> **Available data**
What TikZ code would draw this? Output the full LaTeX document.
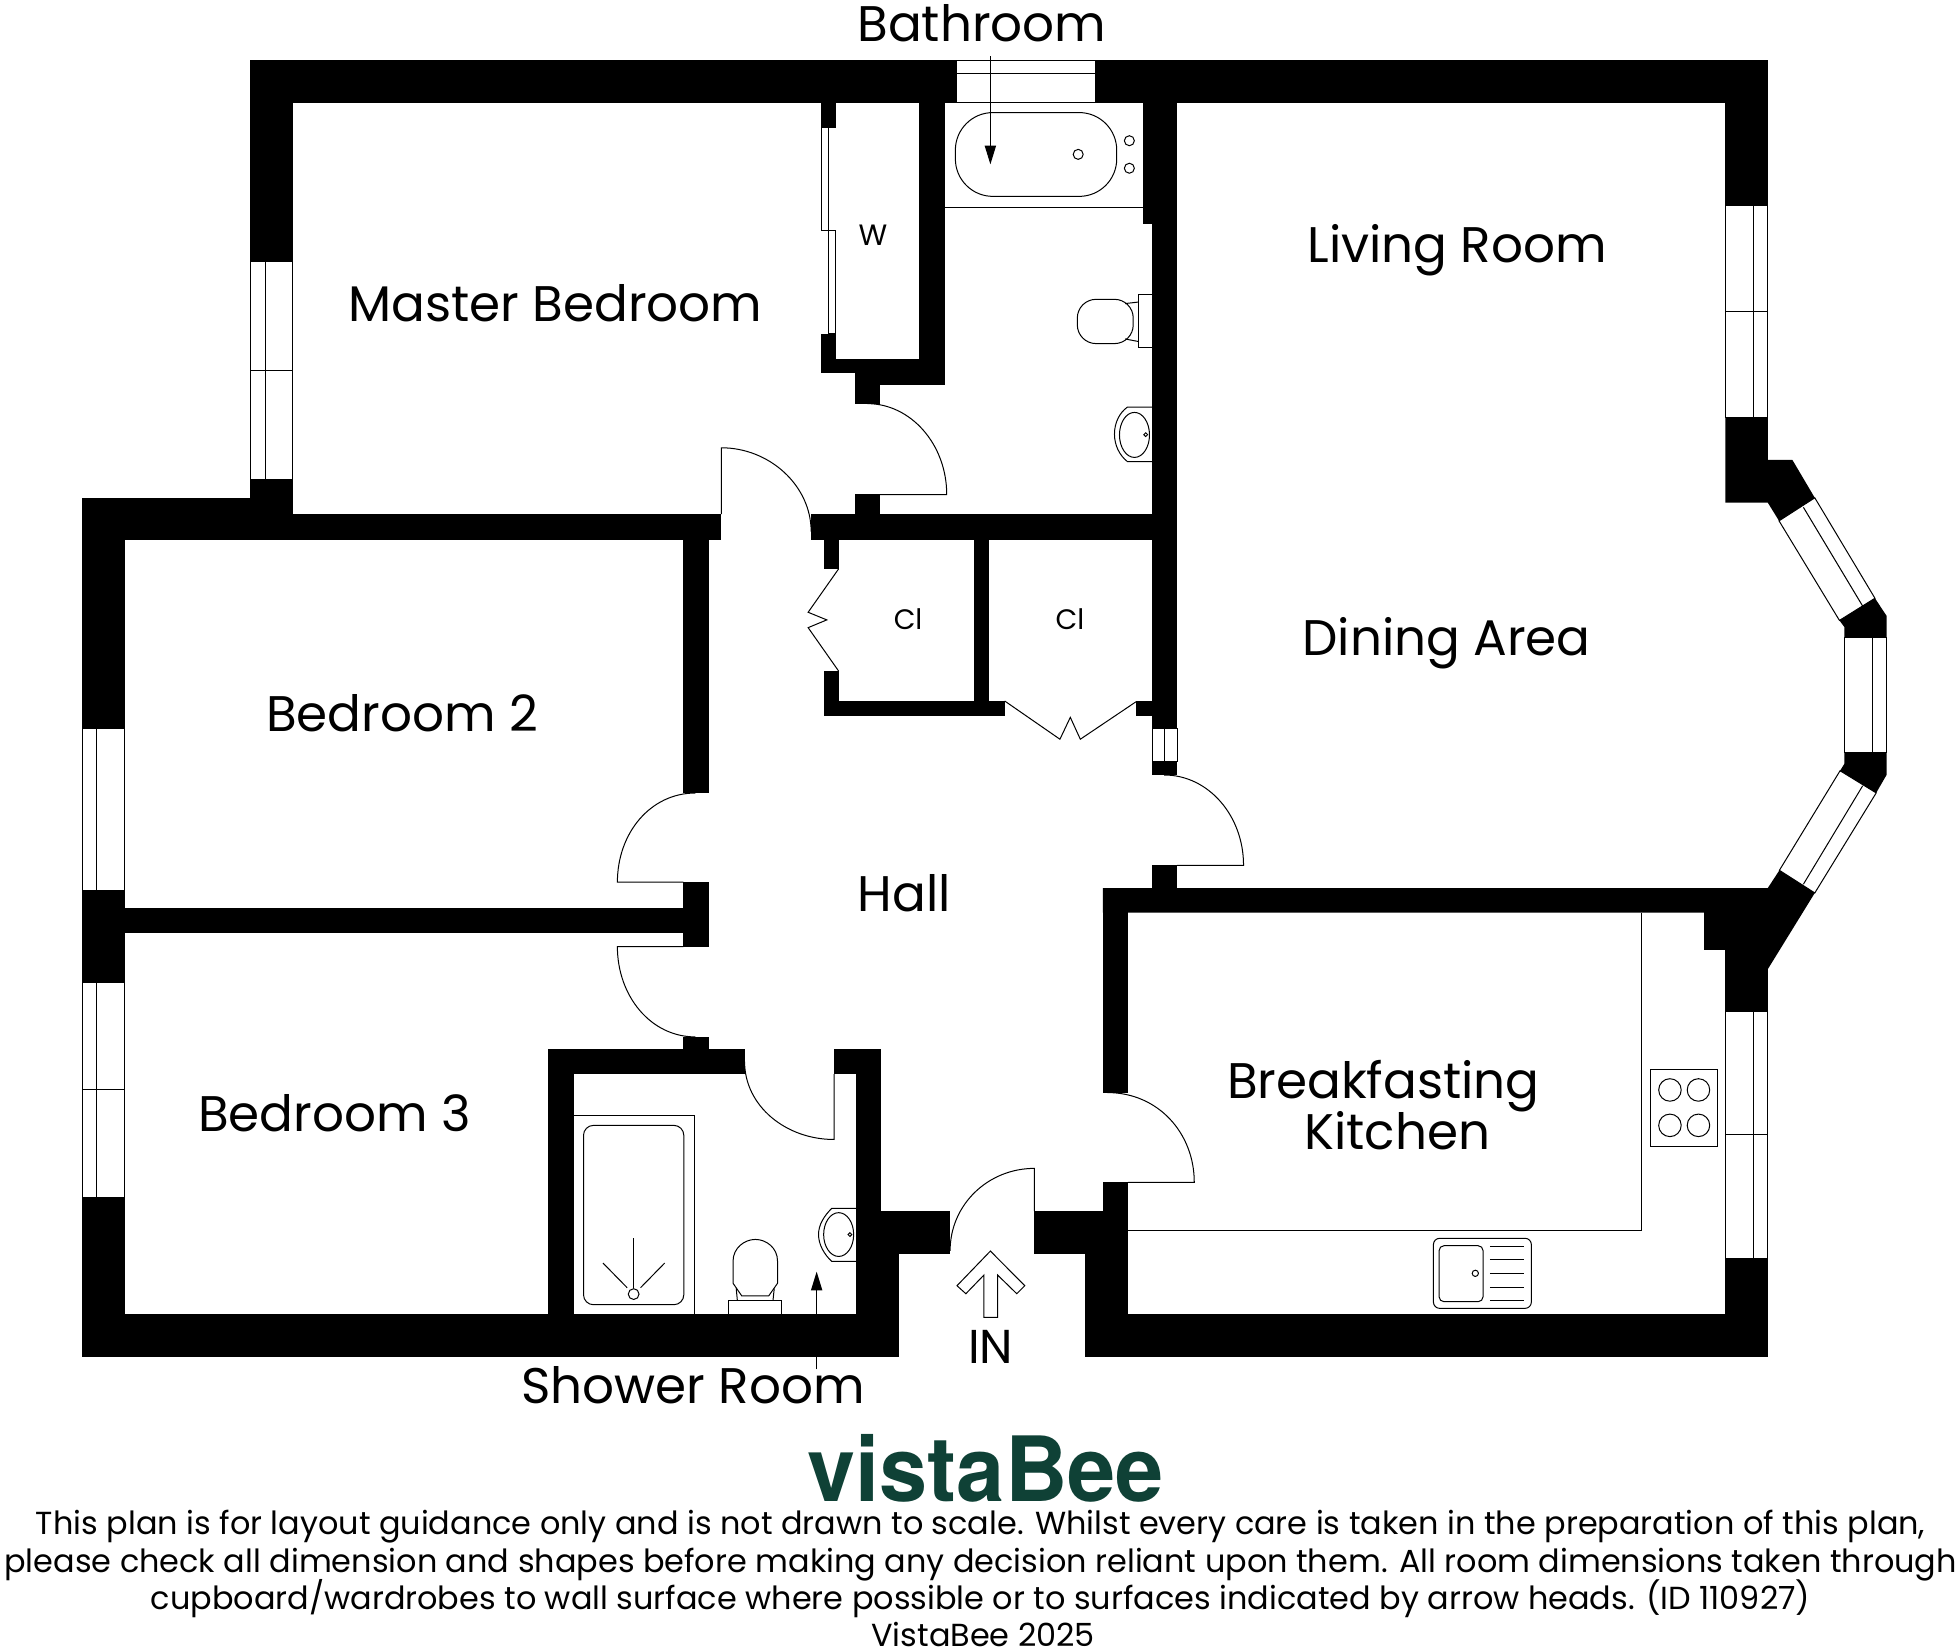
\documentclass[tikz,border=0pt]{standalone}
\usepackage{fontspec}
\setmainfont{Poppins}
\newfontfamily\logofont[FakeStretch=0.96]{TeX Gyre Heros}
\usetikzlibrary{arrows.meta}
\tikzset{
  wall/.style={fill=black},
  fixture/.style={draw=black,line width=0.8pt},
  glazing/.style={draw=black,line width=0.8pt},
  roomlabel/.style={anchor=base,inner sep=0pt,font=\fontsize{40}{42}\selectfont},
  closetlabel/.style={anchor=base,inner sep=0pt,font=\fontsize{22.5}{24}\selectfont},
  noteline/.style={anchor=base,inner sep=0pt,font=\fontsize{25.5}{28}\selectfont},
  dimarrow/.style={draw=black,line width=0.8pt,-{Triangle[length=15pt,width=9pt]}}
}
\definecolor{beegreen}{HTML}{0F4136}
\begin{document}
\begin{tikzpicture}[x=1pt,y=-1pt]
  \useasboundingbox (0,0) rectangle (1567,1317.6);

  % outer walls
  \fill[wall] (200,48) rectangle (764.9,82);
  \fill[wall] (875.5,48) rectangle (1413.3,82);
  \fill[wall] (200,48) rectangle (234,209);
  \fill[wall] (200,383) rectangle (234,432);
  \fill[wall] (65.7,398) rectangle (234,432);
  \fill[wall] (234,411) rectangle (576.8,432);
  \fill[wall] (65.7,398) rectangle (99.7,582.5);
  \fill[wall] (65.7,712.3) rectangle (99.7,785.3);
  \fill[wall] (65.7,957) rectangle (99.7,1084.7);
  \fill[wall] (65.7,1050.6) rectangle (718.6,1084.7);
  \fill[wall] (867.7,1050.6) rectangle (1413.3,1084.7);
  \fill[wall] (1379.4,48) rectangle (1413.3,164);
  \fill[wall] (1379.4,759.4) rectangle (1413.3,808.8);
  \fill[wall] (1379.4,1006) rectangle (1413.3,1084.7);

  % bay piers
  \fill[wall] (1379.4,333.5) -- (1413.3,333.5) -- (1413.3,367.7) -- (1433,367.7) -- (1450.9,398)
    -- (1422.3,416.4) -- (1413.3,401.8) -- (1379.4,401.8) -- cycle;
  \fill[wall] (1470.6,496) -- (1499,478.3) -- (1508.4,492.5) -- (1508.4,509.6) -- (1474.6,509.6) -- (1474.6,501.4) -- cycle;
  \fill[wall] (1474.6,602) -- (1508.4,602) -- (1508.4,619.3) -- (1500,633.9) -- (1471.1,616.2) -- (1474.6,610.5) -- cycle;
  \fill[wall] (1422.6,695.8) -- (1450.9,713.9) -- (1413.3,774.9) -- (1413.3,790) -- (1379.4,790) -- (1379.4,759.4)
    -- (1362.4,759.4) -- (1362.4,729.7) -- (881.8,729.7) -- (881.8,710) -- (1413.3,710) -- cycle;

  % inner walls, top part
  \fill[wall] (656.4,82) rectangle (668.4,102);
  \fill[wall] (656.4,267) rectangle (668.4,298.4);
  \fill[wall] (656.4,287) rectangle (755.5,298.4);
  \fill[wall] (734.7,82) rectangle (755.5,307.8);
  \fill[wall] (683.6,298.4) rectangle (755.5,307.8);
  \fill[wall] (683.6,298.4) rectangle (703.6,322.7);
  \fill[wall] (683.6,395) rectangle (703.6,411);
  \fill[wall] (648.5,411) rectangle (941.1,431.7);
  \fill[wall] (921.4,82) rectangle (941.1,582.8);
  \fill[wall] (913.8,82) rectangle (921.4,179);
  \fill[wall] (921.4,609.2) rectangle (941.1,619.6);
  \fill[wall] (921.4,691.5) rectangle (941.1,710);

  % closets
  \fill[wall] (658.7,431.7) rectangle (670.4,454.9);
  \fill[wall] (658.7,536.4) rectangle (670.4,572.1);
  \fill[wall] (658.7,560.4) rectangle (803.2,572.1);
  \fill[wall] (778.6,431.7) rectangle (790.3,560.4);
  \fill[wall] (908.3,560.4) rectangle (921.4,572.1);

  % bedrooms
  \fill[wall] (546.3,432) rectangle (567,633.6);
  \fill[wall] (546.3,705.3) rectangle (567,756.9);
  \fill[wall] (99.7,726) rectangle (546.3,746.1);
  \fill[wall] (546.4,828.8) rectangle (566.9,839);

  % shower room and entrance
  \fill[wall] (438,838.7) rectangle (595.3,858.7);
  \fill[wall] (438,838.7) rectangle (458.8,1050.6);
  \fill[wall] (666.9,838.7) rectangle (704.3,858.7);
  \fill[wall] (684.7,838.7) rectangle (704.3,1002.3);
  \fill[wall] (704.3,968.2) rectangle (759.6,1002.3);
  \fill[wall] (684.7,1002.3) rectangle (718.6,1084.7);
  \fill[wall] (827,968.2) rectangle (902,1002.3);
  \fill[wall] (867.7,1002.3) rectangle (902,1084.7);

  % kitchen side wall
  \fill[wall] (881.8,710) rectangle (902,873.5);
  \fill[wall] (881.8,945.2) rectangle (902,1002.3);

  % windows
  \draw[glazing] (764.9,48) rectangle (875.5,82);
  \draw[glazing] (764.9,59) -- (875.5,59);
  \draw[glazing] (200,209) rectangle (234,383);
  \draw[glazing] (212,209) -- (212,383);
  \draw[glazing] (200,296) -- (234,296);
  \draw[glazing] (65.7,582.5) rectangle (99.7,712.3);
  \draw[glazing] (77,582.5) -- (77,712.3);
  \draw[glazing] (65.7,785.3) rectangle (99.7,957);
  \draw[glazing] (77,785.3) -- (77,957);
  \draw[glazing] (65.7,871) -- (99.7,871);
  \draw[glazing] (1379.4,164) rectangle (1413.3,333.5);
  \draw[glazing] (1402,164) -- (1402,333.5);
  \draw[glazing] (1379.4,249) -- (1413.3,249);
  \draw[glazing] (1379.4,808.8) rectangle (1413.3,1006);
  \draw[glazing] (1401.9,808.8) -- (1401.9,1006);
  \draw[glazing] (1379.4,906.9) -- (1413.3,906.9);
  \draw[glazing] (921.4,582.8) rectangle (941.1,609.2);
  \draw[glazing] (930.8,582.8) -- (930.8,609.2);
  \draw[glazing] (1422.3,416.4) -- (1450.9,398) -- (1499,478.3) -- (1470.6,496) -- cycle;
  \draw[glazing] (1441.8,405.6) -- (1489.2,484.6);
  \draw[glazing] (1474.6,509.6) rectangle (1508.4,602);
  \draw[glazing] (1497,509.6) -- (1497,602);
  \draw[glazing] (1471.1,616.2) -- (1500,633.9) -- (1450.9,713.9) -- (1422.6,695.8) -- cycle;
  \draw[glazing] (1489.2,628.2) -- (1441.8,706.9);

  % doors
  \draw[fixture] (703.6,395.5) -- (756.9,395.5) .. controls (756.9,355) and (728,322.7) .. (693.5,322.7);
  \draw[fixture] (576.8,411) -- (576.8,358) .. controls (615,358) and (648.5,388) .. (648.5,425);
  \draw[fixture] (546.3,705.3) -- (493.6,705.3) .. controls (493.6,666) and (520,634) .. (556,634);
  \draw[fixture] (546.3,756.9) -- (493.6,756.9) .. controls (493.6,796) and (520,829) .. (556,829);
  \draw[fixture] (941.1,691.8) -- (994.2,691.8) .. controls (994.2,652) and (966,619.6) .. (930.8,619.6);
  \draw[fixture] (902,945.2) -- (954.8,945.2) .. controls (954.8,906) and (926,873.5) .. (885.4,873.5);
  \draw[fixture] (666.9,858.7) -- (666.9,911) .. controls (628,911) and (595.3,884) .. (595.3,848.8);
  \draw[fixture] (827,968.2) -- (827,934.1) .. controls (790,934.1) and (759.6,963) .. (759.6,1000);
  \draw[fixture] (670.4,454.9) -- (646.1,489.5) -- (661,495.6) -- (646.1,501.8) -- (670.4,536.4);
  \draw[fixture] (803.2,560.4) -- (847.4,591) -- (855.7,573.5) -- (863.7,591) -- (908.3,561);
  \draw[fixture] (656.6,102) rectangle (662.5,184);
  \draw[fixture] (662.5,184) rectangle (667.8,267);

  % bathroom
  \draw[fixture] (755.5,165.6) -- (913.8,165.6);
  \draw[fixture,rounded corners=30pt] (763.8,90) rectangle (892.8,157);
  \draw[fixture] (862,123.4) circle[radius=4];
  \draw[fixture] (902.9,112.5) circle[radius=4];
  \draw[fixture] (902.9,134.5) circle[radius=4];
  \draw[fixture] (910,235.3) rectangle (921.4,277.8);
  \draw[fixture,rounded corners=15pt] (861.3,239.3) rectangle (906,274.7);
  \draw[fixture] (899.5,242.7) -- (910,241.5);
  \draw[fixture] (899.5,271) -- (910,273);
  \draw[fixture] (921.4,325.5) -- (901.3,325.5) .. controls (895,330) and (891,338) .. (891,347)
    .. controls (891,356) and (895,364) .. (901.3,369) -- (921.4,369);
  \draw[fixture] (907,347.7) ellipse[x radius=12,y radius=18];
  \draw[fixture] (916,347.5) circle[radius=1.5];

  % shower room
  \draw[fixture] (458.8,891.7) -- (555.2,891.7) -- (555.2,1050.6);
  \draw[fixture,rounded corners=8pt] (466.5,899.7) rectangle (546.7,1043.1);
  \draw[fixture] (506.6,1034.6) circle[radius=4.3];
  \draw[fixture] (506.6,989.8) -- (506.6,1030);
  \draw[fixture] (482.1,1009.8) -- (501.4,1029.5);
  \draw[fixture] (531.4,1009.8) -- (512.1,1029.5);
  \draw[fixture] (582.5,1050.6) -- (582.5,1039.7) -- (625,1039.7) -- (625,1050.6);
  \draw[fixture] (593,1036) -- (614.6,1036) -- (621.6,1026) -- (621.6,1008) .. controls (621.6,998) and (613,990.9) .. (603.9,990.9)
    .. controls (595,990.9) and (586.1,998) .. (586.1,1008) -- (586.1,1026) -- cycle;
  \draw[fixture] (588.6,1030) -- (589.5,1039.7);
  \draw[fixture] (619,1030) -- (618,1039.7);
  \draw[fixture] (684.7,966) -- (665,966) .. controls (659,972) and (654.4,979) .. (654.4,987)
    .. controls (654.4,995) and (659,1003) .. (665,1008.5) -- (684.7,1008.5);
  \draw[fixture] (670.5,987) ellipse[x radius=12,y radius=17.5];
  \draw[fixture] (679.5,987) circle[radius=1.5];

  % kitchen
  \draw[fixture] (1312.4,729.7) -- (1312.4,983.6) -- (902,983.6);
  \draw[fixture] (1319.3,854.9) rectangle (1373.3,916.7);
  \draw[fixture] (1335.1,871.4) circle[radius=9];
  \draw[fixture] (1357.9,871.4) circle[radius=9];
  \draw[fixture] (1335.1,899.7) circle[radius=9];
  \draw[fixture] (1357.9,899.7) circle[radius=9];
  \draw[fixture,rounded corners=5pt] (1146,990) rectangle (1224.3,1046);
  \draw[fixture,rounded corners=4pt] (1150.5,995.9) rectangle (1185.7,1040.7);
  \draw[fixture] (1179.5,1018) circle[radius=2.5];
  \foreach \ydrain in {996.4,1007.3,1018,1029,1039.6}
    \draw[fixture] (1191.2,\ydrain) -- (1218.4,\ydrain);

  % entrance arrow
  \draw[fixture] (791.8,1000.2) -- (765.1,1027.9) -- (772.2,1034.3) -- (786.6,1019.4) -- (786.6,1053.2)
    -- (797.6,1053.2) -- (797.6,1019.4) -- (812.9,1034.3) -- (819.3,1027.9) -- cycle;

  % labels
  \node[roomlabel] (bathroom) at (785,33) {Bathroom};
  \node[roomlabel] (master) at (444,257) {Master Bedroom};
  \node[roomlabel] (living) at (1165,210) {Living Room};
  \node[roomlabel] (dining) at (1156.5,524) {Dining Area};
  \node[roomlabel] (bedtwo) at (321.5,584.5) {Bedroom 2};
  \node[roomlabel] (hall) at (723,728.5) {Hall};
  \node[roomlabel] (bedthree) at (267.5,904.5) {Bedroom 3};
  \node[roomlabel] (breakfasting) at (1106,878) {Breakfasting};
  \node[roomlabel] (kitchen) at (1117,919) {Kitchen};
  \node[roomlabel] (shower) at (554,1122) {Shower Room};
  \node[roomlabel,font=\fontsize{38}{40}\selectfont] (entry) at (792,1090) {IN};
  \node[closetlabel,font=\fontsize{23.5}{24}\selectfont] (ward) at (698,196.5) {W};
  \node[closetlabel] (closetone) at (726,503.5) {Cl};
  \node[closetlabel] (closettwo) at (855.5,503.5) {Cl};

  % arrows to the rooms
  \coordinate (bathstart) at (791.8,44.8);
  \coordinate (bathtip) at (791.8,131.4);
  \draw[dimarrow] (bathstart) -- (bathtip);
  \coordinate (showerstart) at (652.9,1094.8);
  \coordinate (showertip) at (652.9,1016.7);
  \draw[dimarrow] (showerstart) -- (showertip);

  % footer
  \node[anchor=base,inner sep=0pt,text=beegreen,font=\logofont\bfseries\fontsize{72}{74}\selectfont] (logo) at (788,1200.5) {vistaBee};
  \node[noteline] (noteone) at (784,1227) {This plan is for layout guidance only and is not drawn to scale. Whilst every care is taken in the preparation of this plan,};
  \node[noteline] (notetwo) at (784,1257) {please check all dimension and shapes before making any decision reliant upon them. All room dimensions taken through};
  \node[noteline] (notethree) at (784,1287) {cupboard/wardrobes to wall surface where possible or to surfaces indicated by arrow heads. (ID 110927)};
  \node[noteline] (notefour) at (786,1316) {VistaBee 2025};
\end{tikzpicture}
\end{document}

> **Written exercise**
Select and copy every line of the listing with the word "this".

> **Exercise solution**
What TikZ code would draw this? Output the full LaTeX document.
  \node[noteline] (noteone) at (784,1227) {This plan is for layout guidance only and is not drawn to scale. Whilst every care is taken in the preparation of this plan,};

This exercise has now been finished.